What is expected →
Nothing after the line with "(0,733.5) rectangle (450,737);" belongs in the copy; extract the lines below from the top through that line, pictures left out.

Data section →
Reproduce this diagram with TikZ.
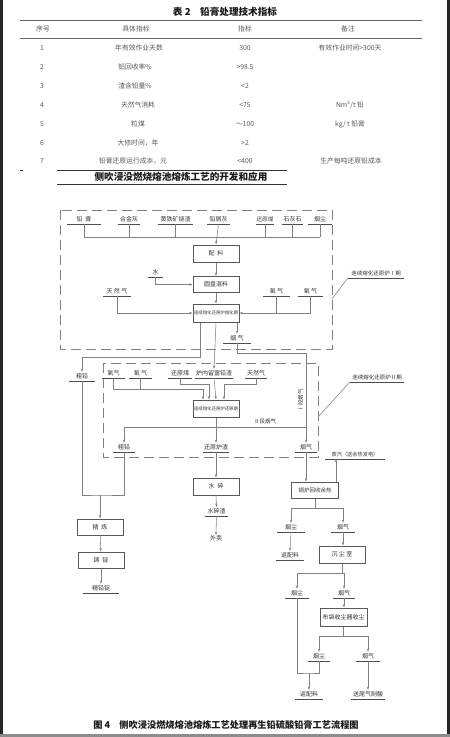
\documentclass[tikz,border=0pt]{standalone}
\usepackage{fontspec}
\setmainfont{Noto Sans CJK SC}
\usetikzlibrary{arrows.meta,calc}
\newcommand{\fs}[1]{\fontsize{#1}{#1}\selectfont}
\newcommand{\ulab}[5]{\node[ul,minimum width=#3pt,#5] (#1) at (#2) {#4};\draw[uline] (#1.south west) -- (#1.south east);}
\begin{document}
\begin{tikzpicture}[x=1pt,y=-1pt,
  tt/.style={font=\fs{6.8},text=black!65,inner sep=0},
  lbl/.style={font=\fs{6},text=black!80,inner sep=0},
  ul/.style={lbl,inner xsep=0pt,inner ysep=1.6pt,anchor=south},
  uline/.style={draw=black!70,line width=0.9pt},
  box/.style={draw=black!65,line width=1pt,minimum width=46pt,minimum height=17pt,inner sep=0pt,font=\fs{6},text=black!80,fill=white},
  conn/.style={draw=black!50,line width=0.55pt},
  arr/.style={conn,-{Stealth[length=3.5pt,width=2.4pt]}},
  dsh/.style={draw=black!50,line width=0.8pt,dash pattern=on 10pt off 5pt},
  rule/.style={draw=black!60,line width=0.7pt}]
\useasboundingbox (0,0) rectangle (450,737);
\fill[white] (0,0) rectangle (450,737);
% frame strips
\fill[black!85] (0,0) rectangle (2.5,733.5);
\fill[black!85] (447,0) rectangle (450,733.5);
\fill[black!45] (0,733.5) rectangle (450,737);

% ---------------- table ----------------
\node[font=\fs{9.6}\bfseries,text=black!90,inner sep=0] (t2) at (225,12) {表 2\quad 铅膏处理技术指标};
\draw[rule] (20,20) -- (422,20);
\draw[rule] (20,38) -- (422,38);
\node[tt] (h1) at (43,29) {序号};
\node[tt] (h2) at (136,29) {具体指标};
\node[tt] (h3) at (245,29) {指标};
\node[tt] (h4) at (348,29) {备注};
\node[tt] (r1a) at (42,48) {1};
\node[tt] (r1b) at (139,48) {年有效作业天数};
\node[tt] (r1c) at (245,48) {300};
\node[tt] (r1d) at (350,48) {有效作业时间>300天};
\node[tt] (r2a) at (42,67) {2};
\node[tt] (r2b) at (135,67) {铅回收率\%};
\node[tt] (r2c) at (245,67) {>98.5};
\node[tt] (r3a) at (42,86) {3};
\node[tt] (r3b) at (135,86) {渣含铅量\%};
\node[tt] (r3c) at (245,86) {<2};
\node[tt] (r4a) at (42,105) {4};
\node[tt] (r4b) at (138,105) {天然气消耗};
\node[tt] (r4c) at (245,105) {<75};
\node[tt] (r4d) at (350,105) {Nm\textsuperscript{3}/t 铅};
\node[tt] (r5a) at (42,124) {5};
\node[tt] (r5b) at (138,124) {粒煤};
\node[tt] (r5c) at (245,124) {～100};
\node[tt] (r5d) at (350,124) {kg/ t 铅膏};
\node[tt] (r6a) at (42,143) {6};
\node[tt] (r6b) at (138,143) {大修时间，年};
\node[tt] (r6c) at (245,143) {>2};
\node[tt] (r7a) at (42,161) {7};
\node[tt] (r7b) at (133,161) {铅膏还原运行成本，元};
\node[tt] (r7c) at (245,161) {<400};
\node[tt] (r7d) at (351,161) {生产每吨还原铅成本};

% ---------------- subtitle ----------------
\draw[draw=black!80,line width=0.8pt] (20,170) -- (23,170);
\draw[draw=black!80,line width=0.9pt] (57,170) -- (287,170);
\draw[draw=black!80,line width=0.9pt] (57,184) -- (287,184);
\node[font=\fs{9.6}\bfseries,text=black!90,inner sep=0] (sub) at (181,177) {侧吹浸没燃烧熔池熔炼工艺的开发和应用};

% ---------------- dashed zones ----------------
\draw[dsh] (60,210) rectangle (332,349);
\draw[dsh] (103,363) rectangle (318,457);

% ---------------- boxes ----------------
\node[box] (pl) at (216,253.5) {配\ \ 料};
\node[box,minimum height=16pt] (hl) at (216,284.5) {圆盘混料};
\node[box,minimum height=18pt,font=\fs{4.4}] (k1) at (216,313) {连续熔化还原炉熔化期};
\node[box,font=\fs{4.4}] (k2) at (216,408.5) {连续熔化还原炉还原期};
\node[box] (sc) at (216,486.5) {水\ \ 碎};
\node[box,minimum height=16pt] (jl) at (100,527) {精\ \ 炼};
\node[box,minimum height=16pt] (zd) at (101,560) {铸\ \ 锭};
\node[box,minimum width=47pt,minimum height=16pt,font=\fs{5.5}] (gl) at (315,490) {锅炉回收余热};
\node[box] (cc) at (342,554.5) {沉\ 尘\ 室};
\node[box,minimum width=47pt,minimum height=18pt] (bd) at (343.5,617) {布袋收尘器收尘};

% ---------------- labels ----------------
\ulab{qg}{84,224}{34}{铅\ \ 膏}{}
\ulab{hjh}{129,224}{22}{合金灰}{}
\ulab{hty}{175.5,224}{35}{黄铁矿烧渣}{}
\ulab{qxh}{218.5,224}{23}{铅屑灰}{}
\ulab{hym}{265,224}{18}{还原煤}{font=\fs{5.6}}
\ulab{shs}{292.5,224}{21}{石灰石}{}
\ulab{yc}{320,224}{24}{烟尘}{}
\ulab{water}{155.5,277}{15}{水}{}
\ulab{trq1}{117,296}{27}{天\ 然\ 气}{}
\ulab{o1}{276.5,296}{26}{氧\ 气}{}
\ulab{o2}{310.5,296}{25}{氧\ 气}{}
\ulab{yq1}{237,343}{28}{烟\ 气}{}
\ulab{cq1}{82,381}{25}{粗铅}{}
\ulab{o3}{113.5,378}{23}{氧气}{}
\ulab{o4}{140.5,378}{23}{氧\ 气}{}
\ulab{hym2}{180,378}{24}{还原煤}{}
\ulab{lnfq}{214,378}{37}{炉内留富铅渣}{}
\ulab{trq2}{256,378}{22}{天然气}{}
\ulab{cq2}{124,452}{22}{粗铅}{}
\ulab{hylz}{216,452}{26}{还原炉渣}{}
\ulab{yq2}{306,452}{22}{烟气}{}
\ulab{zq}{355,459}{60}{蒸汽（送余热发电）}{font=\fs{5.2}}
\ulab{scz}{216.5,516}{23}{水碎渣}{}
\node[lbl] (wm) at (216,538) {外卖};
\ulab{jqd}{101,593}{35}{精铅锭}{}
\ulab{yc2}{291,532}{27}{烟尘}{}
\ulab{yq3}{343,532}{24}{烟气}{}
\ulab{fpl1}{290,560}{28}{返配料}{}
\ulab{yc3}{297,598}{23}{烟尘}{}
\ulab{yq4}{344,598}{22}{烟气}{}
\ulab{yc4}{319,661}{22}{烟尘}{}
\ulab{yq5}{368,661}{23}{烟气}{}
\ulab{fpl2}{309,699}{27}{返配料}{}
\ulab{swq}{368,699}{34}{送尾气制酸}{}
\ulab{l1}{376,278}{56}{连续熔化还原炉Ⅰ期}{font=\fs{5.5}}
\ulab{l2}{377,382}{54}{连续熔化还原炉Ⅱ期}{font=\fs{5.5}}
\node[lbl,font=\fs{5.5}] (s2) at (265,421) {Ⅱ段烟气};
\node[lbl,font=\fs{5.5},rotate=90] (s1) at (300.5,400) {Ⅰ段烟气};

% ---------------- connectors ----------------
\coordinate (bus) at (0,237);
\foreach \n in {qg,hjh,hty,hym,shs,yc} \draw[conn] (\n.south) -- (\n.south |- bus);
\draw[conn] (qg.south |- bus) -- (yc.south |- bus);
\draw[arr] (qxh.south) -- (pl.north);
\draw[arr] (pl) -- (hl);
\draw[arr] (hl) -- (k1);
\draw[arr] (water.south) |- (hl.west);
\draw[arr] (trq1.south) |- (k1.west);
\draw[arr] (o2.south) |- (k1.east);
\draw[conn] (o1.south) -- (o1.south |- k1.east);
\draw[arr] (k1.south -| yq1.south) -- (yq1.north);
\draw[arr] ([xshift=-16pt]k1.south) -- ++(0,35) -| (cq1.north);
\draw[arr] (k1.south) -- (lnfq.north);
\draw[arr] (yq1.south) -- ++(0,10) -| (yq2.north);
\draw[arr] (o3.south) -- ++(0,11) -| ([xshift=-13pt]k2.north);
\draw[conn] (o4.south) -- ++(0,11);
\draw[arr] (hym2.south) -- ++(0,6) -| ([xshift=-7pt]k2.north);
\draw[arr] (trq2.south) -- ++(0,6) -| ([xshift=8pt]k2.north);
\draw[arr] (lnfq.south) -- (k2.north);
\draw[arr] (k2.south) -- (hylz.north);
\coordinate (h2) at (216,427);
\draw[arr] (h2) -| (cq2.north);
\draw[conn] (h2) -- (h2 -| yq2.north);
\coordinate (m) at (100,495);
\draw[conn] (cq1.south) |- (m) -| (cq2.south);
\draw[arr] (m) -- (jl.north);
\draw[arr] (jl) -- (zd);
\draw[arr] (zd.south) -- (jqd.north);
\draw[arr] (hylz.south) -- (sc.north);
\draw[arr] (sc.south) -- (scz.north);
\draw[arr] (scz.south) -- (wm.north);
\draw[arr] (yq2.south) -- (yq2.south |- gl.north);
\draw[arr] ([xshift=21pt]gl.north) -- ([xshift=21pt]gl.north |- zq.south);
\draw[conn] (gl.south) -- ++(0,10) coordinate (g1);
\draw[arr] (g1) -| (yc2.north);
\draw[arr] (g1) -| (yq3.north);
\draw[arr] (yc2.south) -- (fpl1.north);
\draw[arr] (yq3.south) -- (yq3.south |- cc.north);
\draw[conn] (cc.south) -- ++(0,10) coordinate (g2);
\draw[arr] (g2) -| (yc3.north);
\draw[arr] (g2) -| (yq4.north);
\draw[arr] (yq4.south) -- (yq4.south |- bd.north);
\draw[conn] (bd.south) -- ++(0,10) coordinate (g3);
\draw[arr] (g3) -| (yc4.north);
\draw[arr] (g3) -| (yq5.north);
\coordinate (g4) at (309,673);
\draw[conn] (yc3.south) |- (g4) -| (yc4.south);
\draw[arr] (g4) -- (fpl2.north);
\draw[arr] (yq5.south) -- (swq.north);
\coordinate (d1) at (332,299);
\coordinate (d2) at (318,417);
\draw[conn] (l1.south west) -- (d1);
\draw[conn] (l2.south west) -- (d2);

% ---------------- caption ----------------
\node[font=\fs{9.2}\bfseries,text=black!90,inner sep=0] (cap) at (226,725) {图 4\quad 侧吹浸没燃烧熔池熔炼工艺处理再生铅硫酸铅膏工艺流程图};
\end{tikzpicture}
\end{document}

The completed task →
Reproduce this diagram with TikZ.
\documentclass[tikz,border=0pt]{standalone}
\usepackage{fontspec}
\setmainfont{Noto Sans CJK SC}
\usetikzlibrary{arrows.meta,calc}
\newcommand{\fs}[1]{\fontsize{#1}{#1}\selectfont}
\newcommand{\ulab}[5]{\node[ul,minimum width=#3pt,#5] (#1) at (#2) {#4};\draw[uline] (#1.south west) -- (#1.south east);}
\begin{document}
\begin{tikzpicture}[x=1pt,y=-1pt,
  tt/.style={font=\fs{6.8},text=black!65,inner sep=0},
  lbl/.style={font=\fs{6},text=black!80,inner sep=0},
  ul/.style={lbl,inner xsep=0pt,inner ysep=1.6pt,anchor=south},
  uline/.style={draw=black!70,line width=0.9pt},
  box/.style={draw=black!65,line width=1pt,minimum width=46pt,minimum height=17pt,inner sep=0pt,font=\fs{6},text=black!80,fill=white},
  conn/.style={draw=black!50,line width=0.55pt},
  arr/.style={conn,-{Stealth[length=3.5pt,width=2.4pt]}},
  dsh/.style={draw=black!50,line width=0.8pt,dash pattern=on 10pt off 5pt},
  rule/.style={draw=black!60,line width=0.7pt}]
\useasboundingbox (0,0) rectangle (450,737);
\fill[white] (0,0) rectangle (450,737);
% frame strips
\fill[black!85] (0,0) rectangle (2.5,733.5);
\fill[black!85] (447,0) rectangle (450,733.5);
\fill[black!45] (0,733.5) rectangle (450,737);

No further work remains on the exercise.